--- START ---
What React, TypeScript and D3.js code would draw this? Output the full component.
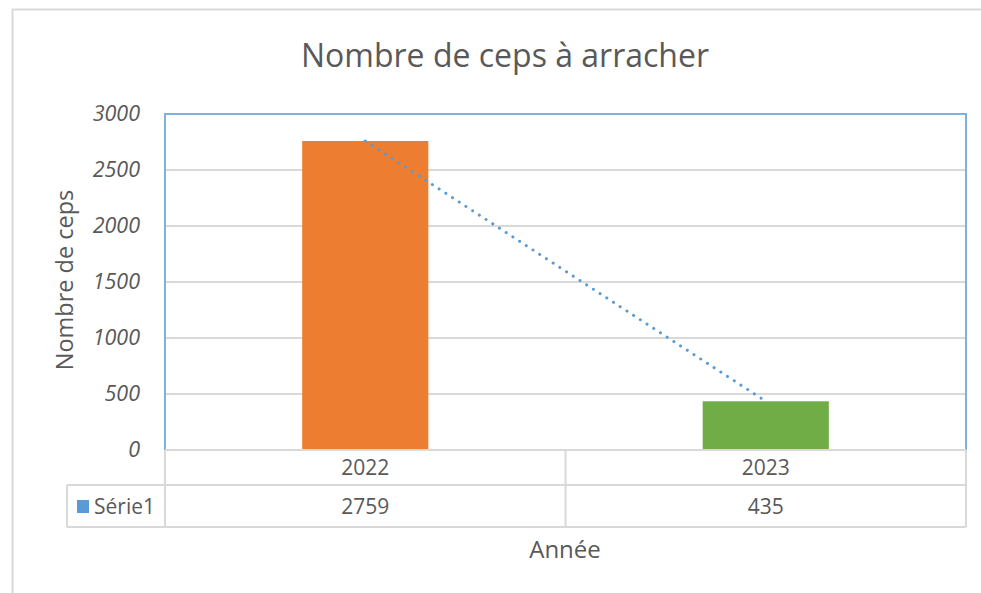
--- END ---
--- START ---
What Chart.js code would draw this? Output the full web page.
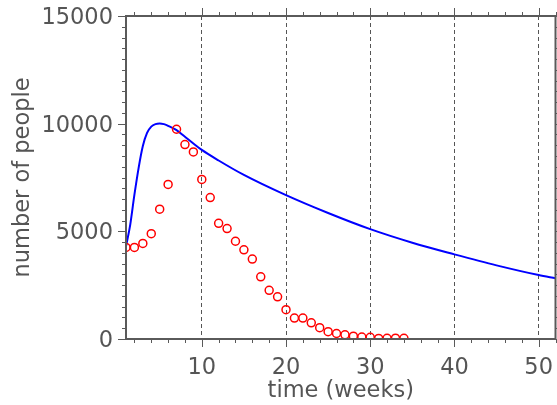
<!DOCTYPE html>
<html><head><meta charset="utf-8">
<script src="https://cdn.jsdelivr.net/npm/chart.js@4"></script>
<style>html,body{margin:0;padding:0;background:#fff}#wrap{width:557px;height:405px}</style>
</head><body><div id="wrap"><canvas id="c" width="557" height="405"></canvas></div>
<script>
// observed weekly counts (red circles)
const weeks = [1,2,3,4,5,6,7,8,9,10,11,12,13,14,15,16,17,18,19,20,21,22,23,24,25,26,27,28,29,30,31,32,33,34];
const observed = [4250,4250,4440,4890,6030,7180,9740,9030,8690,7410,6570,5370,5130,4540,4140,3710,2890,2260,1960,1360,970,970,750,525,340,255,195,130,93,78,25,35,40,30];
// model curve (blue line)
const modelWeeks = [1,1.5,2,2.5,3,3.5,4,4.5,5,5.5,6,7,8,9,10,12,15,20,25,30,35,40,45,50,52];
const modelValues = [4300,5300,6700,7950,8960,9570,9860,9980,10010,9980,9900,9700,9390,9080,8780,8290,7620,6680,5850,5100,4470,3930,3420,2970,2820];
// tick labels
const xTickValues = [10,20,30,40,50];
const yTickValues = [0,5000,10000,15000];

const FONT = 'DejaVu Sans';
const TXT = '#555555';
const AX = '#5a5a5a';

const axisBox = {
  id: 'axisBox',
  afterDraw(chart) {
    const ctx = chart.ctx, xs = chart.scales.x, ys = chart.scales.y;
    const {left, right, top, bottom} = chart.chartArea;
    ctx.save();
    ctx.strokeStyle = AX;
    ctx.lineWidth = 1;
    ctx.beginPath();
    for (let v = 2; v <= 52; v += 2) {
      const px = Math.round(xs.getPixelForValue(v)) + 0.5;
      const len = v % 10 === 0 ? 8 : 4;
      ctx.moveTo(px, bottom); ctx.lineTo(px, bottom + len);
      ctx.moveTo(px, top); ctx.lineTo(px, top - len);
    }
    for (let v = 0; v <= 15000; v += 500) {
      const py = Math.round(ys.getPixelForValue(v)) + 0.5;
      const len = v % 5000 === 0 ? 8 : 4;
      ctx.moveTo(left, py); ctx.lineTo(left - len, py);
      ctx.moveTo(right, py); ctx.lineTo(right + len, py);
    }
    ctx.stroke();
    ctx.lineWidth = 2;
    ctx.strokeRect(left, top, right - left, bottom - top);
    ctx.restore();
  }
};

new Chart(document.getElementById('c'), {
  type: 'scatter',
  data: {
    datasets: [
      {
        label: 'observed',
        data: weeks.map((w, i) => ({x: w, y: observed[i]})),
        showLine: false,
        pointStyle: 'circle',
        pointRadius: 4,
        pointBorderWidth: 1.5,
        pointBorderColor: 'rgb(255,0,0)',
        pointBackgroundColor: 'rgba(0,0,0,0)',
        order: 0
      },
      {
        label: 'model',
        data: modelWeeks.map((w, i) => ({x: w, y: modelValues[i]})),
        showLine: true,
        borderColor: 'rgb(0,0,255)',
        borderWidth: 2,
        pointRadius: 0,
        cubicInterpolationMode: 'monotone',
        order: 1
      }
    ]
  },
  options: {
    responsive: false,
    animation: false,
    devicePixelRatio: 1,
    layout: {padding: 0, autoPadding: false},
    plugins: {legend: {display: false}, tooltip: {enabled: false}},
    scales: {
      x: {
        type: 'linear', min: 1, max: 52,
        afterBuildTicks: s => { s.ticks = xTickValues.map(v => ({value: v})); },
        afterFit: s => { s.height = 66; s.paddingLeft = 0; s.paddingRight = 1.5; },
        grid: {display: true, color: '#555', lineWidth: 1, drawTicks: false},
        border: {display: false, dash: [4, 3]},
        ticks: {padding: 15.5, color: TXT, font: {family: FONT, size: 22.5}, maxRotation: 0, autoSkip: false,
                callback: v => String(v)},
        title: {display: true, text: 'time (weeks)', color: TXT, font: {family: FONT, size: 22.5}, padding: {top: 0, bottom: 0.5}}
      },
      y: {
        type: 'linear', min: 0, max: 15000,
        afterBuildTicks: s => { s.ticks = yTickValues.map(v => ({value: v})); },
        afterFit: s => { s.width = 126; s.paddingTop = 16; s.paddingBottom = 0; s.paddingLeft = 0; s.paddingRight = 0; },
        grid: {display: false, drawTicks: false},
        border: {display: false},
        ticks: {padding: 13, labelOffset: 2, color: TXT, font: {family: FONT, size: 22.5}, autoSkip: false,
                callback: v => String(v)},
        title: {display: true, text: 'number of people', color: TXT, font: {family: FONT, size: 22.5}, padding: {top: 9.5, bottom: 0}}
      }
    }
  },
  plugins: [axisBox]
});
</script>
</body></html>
--- END ---
List the lines that contain the word "What".

*Problem solution*.
What React, TypeScript and D3.js code would draw this? Output the full component.
What Chart.js code would draw this? Output the full web page.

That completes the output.